Things to Watch Out for When Creating a DLL

1. Use extern "C" + __declspec(dllexport) to expose functions

#pragma once
#ifdef MYDLL_EXPORTS
#define MYDLL_API __declspec(dllexport)
#else
#define MYDLL_API __declspec(dllimport)
#endif

extern "C" {
    MYDLL_API bool MyFunction(char* buffer, int len);
}

• extern "C" disables C++ name mangling, making the function callable from C# or other languages via DllImport.

2. Specify the target platform clearly (x64 or x86)

• If the application using the DLL is built for x64, the DLL must also be x64.
• C# applications built with AnyCPU typically run as x64 on 64-bit machines.
• However, due to Visual Studio settings or runtime behavior, x86 DLLs might be used. It’s best to explicitly match the bitness.

3. Explicitly declare only the functions you want to expose in the header

• Internal functions should be marked as static or defined only within .cpp files to prevent external access.

4. Be mindful of data marshaling

• C++ uses char* strings, which do not exist in C#. Use StringBuilder on the C# side.
• C++ and C# bool types differ in size (1 byte vs. 4 bytes), so marshaling must be explicitly defined.

[DllImport("mydll.dll", CallingConvention = CallingConvention.Cdecl, CharSet = CharSet.Ansi)]
[return: MarshalAs(UnmanagedType.I1)]
private static extern bool mydll_function([Out][MarshalAs(UnmanagedType.LPStr)] StringBuilder buffer, int bufferMaxLength);

5. If you include SDKs or external libraries

• Ensure .lib and .dll files are built for the same architecture.
• All dependent DLLs must be copied to the execution directory.
• If even one DLL has a mismatched bitness, an error will occur.

How to Handle Common Errors

An attempt was made to load a program with an incorrect format. (0x8007000B)

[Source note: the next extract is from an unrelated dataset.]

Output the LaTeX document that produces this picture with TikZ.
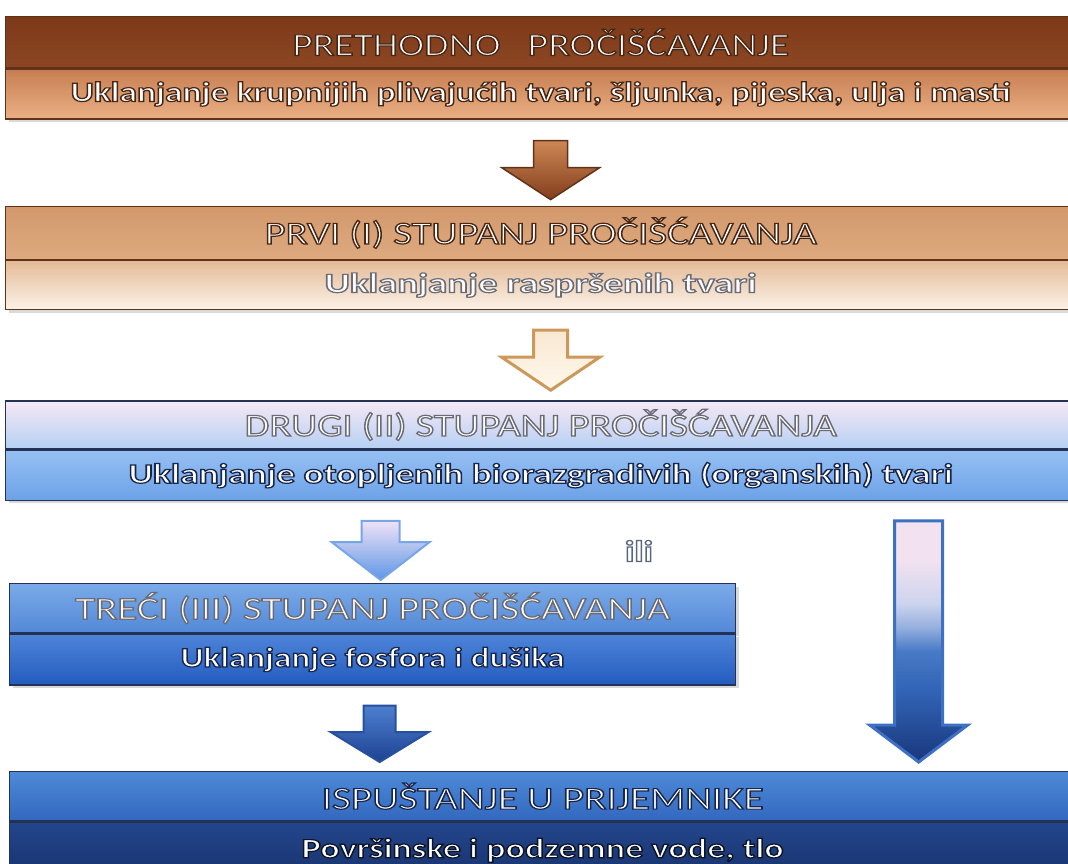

• Cause: Bitness mismatch e.g. Application is x64, but DLL is x86
• Check with

dumpbin /headers mydll.dll | findstr machine

• Use the Dependencies tool to check bitness of all dependent DLLs. A single mismatch can cause this error.

DllNotFoundException BadImageFormatException

• Cause: DLL is missing from the executable directory, or a dependency is missing, or the DLL failed to load due to path/format issues.

• • Debug with:

    • Dependencies: Check all DLL dependencies

    • ProcMon: Trace the actual path of DLL loading

    • Check if the function is exported using:

       dumpbin /exports mydll.dll
      

AccessViolationException

• Cause: C++ function signature and C# declaration do not match

  Solution: Check function signatures and types.

  • Example: C++ bool is 1 byte, but C# bool is 4 bytes—explicit marshaling is required.

C++ and C# Interop Compatibility Table

Tools

• Dependencies: Check for DLL dependencies

• Procmon: Monitor and trace DLL loading

Initial Problem

In my original code, the #include directives were ordered like this:

cppCopyEdit#include "SDK1.h"
#include "SDK2.h"
#include <opencv2/opencv.hpp>

This worked perfectly fine in a standard C++ executable project.

However, when I used the same headers in a DLL project, several syntax errors and warnings started to appear — all originating from the SDK headers:

bashCopyEdit'(': illegal token on right side of '::'
'std::tr1': warning STL4002: The non-Standard std::tr1 namespace and TR1-only machinery are deprecated and will be REMOVED.
syntax error: ')' was unexpected here; expected ';'
syntax error: unexpected token ')' following 'expression-statement'

Solutions

Reordering the #include statements as shown below resolved all the errors:

cppCopyEdit#include <opencv2/opencv.hpp>
#include "SDK1.h"
#include "SDK2.h"

After this change, all the syntax errors in the SDK headers disappeared, and the DLL built successfully.

Why This Happens

In C++, the order of #include statements can significantly impact how the compiler interprets macros, types, and templates. Some headers may rely on specific macros or definitions being present before they are included.

Here are a few common reasons this issue can occur:

• Macros defined by libraries like OpenCV (e.g., NOMINMAX, or standard headers like <memory>) may influence how later headers (like SDKs) behave.
• DLL builds often have different preprocessor definitions or runtime settings than EXE builds, making them more sensitive to include order.
• Make sure that all relevant macros (e.g., warning suppressors, configuration flags) are defined before including any headers that depend on them. Header files may rely on preprocessor definitions to alter their behavior, so the order of definitions and includes is critical to avoid unexpected compilation issues

In complex C++ projects — especially those using large SDKs or third-party libraries — #include order matters.

Conclusion

Even if two C++ projects use the same SDK, the compilation context (DLL vs EXE) can introduce small differences. The order of your #include directives can make or break a build — especially when working with older SDKs, deprecated features, or platform-specific macros.

• Always include system and standard headers first.
• Then third-party libraries (like OpenCV).
• Finally, project-specific or SDK headers.